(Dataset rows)
▽

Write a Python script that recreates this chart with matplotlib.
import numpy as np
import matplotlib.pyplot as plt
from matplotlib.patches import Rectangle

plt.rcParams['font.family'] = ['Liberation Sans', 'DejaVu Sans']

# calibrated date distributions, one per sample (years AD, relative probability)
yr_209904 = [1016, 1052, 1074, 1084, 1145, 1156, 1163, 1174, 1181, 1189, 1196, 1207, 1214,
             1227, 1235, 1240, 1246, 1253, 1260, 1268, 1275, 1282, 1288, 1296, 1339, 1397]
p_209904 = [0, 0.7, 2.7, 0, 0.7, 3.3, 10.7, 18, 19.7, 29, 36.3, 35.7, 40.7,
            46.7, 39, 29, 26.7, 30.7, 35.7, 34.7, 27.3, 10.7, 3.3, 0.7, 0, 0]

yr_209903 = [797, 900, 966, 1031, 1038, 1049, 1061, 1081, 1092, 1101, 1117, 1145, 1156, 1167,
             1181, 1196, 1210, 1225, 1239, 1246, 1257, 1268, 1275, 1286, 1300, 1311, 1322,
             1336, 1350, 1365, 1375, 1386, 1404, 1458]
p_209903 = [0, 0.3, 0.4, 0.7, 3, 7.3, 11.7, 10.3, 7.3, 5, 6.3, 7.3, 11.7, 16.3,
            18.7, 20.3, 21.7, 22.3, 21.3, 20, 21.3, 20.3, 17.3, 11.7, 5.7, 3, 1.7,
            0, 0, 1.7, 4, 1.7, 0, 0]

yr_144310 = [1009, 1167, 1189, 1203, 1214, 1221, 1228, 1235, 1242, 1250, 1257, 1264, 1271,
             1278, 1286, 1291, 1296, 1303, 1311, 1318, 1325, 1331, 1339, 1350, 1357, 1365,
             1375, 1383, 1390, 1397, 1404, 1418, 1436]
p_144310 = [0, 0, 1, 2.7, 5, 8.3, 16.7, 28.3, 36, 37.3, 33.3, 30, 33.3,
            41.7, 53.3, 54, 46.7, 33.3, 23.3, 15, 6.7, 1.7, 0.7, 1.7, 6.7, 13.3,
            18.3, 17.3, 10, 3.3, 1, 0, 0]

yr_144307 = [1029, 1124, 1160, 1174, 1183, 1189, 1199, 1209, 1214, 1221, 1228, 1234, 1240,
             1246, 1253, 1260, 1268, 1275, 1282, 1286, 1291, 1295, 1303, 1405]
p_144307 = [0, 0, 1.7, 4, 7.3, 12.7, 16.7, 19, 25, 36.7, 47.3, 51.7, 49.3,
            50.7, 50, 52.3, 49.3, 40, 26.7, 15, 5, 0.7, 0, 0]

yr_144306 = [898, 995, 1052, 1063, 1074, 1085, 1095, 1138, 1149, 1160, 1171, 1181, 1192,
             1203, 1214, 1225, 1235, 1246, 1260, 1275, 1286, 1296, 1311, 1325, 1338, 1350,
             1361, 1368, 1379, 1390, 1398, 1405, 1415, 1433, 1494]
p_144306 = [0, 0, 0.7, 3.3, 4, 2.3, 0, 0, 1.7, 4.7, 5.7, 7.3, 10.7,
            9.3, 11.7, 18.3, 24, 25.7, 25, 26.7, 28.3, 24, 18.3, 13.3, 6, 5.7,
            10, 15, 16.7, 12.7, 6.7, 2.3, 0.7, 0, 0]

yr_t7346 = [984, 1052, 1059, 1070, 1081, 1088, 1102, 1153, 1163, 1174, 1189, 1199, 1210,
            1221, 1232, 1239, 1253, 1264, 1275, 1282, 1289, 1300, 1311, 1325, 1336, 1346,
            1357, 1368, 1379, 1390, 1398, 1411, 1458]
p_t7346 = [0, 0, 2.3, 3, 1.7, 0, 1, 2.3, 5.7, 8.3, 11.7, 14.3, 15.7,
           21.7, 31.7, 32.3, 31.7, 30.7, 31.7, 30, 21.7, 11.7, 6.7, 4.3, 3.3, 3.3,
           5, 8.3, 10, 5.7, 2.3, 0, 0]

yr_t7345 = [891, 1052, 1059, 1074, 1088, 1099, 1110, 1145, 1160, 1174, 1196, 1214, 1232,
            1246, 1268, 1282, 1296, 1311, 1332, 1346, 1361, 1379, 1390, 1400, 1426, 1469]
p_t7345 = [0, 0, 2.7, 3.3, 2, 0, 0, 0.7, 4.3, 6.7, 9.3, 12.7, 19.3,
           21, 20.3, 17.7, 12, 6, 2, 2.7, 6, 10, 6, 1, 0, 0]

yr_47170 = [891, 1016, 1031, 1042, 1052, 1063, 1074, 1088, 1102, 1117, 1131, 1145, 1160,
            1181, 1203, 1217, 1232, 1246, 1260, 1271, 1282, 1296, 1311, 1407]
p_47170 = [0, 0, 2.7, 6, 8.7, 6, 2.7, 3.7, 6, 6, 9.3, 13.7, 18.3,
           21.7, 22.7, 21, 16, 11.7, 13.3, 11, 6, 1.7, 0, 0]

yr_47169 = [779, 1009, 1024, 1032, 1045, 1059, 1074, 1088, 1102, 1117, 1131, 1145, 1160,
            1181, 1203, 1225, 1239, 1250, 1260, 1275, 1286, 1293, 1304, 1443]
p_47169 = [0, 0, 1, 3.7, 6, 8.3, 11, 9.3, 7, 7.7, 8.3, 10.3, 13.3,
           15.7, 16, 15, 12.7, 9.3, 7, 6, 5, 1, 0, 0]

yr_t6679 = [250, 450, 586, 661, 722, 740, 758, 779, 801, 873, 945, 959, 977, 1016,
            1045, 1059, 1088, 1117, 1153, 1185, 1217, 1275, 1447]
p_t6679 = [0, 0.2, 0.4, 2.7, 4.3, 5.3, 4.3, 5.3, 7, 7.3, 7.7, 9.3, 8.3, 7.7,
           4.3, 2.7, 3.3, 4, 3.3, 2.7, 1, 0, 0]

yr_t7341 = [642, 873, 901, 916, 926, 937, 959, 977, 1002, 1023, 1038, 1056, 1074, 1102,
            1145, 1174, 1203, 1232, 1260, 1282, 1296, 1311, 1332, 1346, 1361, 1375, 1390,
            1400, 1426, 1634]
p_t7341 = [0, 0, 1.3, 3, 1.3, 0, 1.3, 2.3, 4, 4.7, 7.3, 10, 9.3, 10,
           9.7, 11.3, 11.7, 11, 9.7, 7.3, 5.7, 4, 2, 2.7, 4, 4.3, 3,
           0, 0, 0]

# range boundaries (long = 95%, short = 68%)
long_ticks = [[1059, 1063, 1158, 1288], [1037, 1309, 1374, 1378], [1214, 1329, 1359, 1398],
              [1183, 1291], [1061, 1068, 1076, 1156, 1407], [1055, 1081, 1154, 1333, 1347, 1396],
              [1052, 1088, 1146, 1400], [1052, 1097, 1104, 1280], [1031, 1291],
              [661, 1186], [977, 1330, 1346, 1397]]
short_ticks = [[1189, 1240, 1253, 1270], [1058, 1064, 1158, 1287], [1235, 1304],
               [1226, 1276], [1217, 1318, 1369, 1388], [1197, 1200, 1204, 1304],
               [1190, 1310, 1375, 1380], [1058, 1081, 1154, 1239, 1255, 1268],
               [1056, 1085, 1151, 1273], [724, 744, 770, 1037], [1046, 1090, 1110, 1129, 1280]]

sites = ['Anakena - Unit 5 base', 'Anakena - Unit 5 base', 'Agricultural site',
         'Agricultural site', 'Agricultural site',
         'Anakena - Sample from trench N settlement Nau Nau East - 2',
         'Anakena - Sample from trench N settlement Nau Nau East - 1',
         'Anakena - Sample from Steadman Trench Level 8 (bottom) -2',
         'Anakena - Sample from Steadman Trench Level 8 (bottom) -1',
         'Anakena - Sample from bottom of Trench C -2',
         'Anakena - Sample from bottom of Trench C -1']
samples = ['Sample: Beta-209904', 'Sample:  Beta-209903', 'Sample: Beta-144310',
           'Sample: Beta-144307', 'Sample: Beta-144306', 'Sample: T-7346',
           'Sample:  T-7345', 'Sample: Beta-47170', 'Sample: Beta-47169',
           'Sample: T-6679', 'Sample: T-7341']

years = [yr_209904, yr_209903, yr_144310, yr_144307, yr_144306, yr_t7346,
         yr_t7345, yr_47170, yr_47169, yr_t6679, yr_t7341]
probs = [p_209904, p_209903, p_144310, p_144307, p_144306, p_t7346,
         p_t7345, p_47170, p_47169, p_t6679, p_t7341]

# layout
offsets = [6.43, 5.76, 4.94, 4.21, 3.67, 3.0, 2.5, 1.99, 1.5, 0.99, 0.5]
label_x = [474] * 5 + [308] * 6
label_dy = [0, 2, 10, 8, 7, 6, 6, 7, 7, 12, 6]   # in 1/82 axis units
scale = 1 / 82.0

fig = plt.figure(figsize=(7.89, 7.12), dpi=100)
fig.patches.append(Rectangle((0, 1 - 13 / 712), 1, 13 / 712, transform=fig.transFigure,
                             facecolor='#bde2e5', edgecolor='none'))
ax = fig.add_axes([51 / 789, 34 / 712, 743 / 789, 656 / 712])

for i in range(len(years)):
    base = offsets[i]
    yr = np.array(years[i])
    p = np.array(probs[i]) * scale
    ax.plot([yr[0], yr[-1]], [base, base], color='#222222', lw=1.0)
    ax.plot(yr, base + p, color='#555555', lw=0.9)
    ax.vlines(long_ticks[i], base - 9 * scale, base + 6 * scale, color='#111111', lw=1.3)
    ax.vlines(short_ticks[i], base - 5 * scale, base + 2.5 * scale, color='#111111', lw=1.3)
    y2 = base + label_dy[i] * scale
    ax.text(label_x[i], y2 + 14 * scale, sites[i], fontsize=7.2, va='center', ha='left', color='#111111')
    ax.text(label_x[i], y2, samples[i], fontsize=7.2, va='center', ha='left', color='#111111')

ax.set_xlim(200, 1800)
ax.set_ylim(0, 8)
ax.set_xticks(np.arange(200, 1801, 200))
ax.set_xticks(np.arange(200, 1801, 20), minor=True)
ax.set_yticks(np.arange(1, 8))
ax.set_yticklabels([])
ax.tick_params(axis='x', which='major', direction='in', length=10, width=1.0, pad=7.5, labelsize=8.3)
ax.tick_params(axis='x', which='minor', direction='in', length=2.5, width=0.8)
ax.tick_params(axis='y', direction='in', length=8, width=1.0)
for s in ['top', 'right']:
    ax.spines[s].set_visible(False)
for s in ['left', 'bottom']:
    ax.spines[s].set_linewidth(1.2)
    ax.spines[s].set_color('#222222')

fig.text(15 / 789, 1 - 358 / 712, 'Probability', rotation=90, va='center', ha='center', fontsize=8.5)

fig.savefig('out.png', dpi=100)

△
▽

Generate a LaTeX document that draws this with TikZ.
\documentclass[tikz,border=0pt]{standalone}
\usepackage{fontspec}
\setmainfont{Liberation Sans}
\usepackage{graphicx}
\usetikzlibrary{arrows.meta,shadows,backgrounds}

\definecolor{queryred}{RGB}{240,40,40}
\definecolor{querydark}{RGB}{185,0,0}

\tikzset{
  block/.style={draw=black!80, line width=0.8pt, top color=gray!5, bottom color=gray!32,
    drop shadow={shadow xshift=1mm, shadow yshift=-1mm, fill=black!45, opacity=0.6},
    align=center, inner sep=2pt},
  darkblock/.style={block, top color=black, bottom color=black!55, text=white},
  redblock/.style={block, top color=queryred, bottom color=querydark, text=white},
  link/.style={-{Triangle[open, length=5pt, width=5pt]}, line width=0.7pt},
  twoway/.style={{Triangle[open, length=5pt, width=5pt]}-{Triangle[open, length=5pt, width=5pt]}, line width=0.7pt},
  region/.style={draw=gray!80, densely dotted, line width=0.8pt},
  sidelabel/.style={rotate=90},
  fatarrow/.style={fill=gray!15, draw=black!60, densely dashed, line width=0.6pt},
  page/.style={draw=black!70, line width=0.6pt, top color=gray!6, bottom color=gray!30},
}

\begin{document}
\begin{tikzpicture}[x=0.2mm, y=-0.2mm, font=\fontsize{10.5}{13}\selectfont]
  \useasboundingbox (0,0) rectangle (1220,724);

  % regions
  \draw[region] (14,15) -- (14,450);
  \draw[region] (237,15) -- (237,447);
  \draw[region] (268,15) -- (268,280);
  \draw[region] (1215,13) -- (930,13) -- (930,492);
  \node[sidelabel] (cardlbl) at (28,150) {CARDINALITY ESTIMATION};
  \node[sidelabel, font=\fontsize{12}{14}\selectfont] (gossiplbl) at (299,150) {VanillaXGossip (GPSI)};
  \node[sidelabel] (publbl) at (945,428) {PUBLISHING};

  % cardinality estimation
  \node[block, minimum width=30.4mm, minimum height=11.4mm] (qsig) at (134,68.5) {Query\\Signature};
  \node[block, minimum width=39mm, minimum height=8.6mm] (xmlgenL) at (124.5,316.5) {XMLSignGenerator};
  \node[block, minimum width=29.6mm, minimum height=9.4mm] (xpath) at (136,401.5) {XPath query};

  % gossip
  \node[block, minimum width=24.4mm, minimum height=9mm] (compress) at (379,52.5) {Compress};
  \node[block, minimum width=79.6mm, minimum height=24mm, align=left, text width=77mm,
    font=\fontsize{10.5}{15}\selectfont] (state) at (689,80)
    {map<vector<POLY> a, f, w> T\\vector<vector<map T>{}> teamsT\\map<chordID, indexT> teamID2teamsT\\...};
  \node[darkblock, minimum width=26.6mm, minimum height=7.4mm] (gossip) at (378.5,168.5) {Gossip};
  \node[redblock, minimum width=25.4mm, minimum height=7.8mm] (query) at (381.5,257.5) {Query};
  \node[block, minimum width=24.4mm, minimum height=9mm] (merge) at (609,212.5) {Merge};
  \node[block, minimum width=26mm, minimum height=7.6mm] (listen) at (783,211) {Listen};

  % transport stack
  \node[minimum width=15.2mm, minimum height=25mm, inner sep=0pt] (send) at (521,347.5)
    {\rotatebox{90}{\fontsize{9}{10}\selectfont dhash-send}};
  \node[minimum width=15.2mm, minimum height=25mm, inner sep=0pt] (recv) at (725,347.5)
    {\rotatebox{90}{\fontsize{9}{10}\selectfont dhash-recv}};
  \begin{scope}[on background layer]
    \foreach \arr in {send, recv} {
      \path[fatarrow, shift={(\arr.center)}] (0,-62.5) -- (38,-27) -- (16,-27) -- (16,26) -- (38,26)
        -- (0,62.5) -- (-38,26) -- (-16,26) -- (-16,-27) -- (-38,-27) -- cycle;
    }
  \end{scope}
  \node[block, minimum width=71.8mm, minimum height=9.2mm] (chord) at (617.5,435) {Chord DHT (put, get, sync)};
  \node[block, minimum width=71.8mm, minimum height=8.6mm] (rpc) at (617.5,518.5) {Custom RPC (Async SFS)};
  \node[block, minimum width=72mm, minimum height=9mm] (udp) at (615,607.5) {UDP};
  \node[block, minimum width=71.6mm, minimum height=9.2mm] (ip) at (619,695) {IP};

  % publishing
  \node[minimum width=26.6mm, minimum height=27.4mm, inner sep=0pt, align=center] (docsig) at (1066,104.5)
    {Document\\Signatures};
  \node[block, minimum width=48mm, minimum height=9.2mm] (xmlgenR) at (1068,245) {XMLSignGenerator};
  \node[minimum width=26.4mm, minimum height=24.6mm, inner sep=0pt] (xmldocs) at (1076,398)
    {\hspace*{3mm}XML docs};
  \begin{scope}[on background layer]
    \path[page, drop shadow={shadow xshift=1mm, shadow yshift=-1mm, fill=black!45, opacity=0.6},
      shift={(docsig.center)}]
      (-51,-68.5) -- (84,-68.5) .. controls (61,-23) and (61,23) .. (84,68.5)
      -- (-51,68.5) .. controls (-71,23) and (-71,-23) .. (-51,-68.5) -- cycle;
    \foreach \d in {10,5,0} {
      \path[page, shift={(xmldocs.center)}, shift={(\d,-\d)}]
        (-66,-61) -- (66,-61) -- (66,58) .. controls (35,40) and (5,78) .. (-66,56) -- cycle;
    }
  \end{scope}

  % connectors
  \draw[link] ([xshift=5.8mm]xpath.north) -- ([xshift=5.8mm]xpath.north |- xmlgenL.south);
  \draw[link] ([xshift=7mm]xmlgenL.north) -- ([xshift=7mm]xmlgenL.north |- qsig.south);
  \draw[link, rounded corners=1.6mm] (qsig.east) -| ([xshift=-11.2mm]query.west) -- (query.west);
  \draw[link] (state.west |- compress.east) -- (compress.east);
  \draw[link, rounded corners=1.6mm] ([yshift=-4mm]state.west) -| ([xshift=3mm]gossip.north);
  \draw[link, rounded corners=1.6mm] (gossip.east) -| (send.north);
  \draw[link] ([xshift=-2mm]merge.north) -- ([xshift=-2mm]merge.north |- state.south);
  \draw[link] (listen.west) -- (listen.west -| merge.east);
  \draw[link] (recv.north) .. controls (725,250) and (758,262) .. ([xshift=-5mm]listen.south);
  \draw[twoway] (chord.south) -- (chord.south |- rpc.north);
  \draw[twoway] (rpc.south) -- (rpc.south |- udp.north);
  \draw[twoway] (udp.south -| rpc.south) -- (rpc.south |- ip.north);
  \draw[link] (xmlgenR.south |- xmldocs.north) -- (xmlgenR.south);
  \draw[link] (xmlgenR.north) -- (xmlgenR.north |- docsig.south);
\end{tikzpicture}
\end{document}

△

Exercise description: Repeat, exactly as they stand above, the lines from the line with "Write a Python" to the line with "plt.rcParams['font.family'] = ['Liberation", both lines included.

Solution below:
Write a Python script that recreates this chart with matplotlib.
import numpy as np
import matplotlib.pyplot as plt
from matplotlib.patches import Rectangle

plt.rcParams['font.family'] = ['Liberation Sans', 'DejaVu Sans']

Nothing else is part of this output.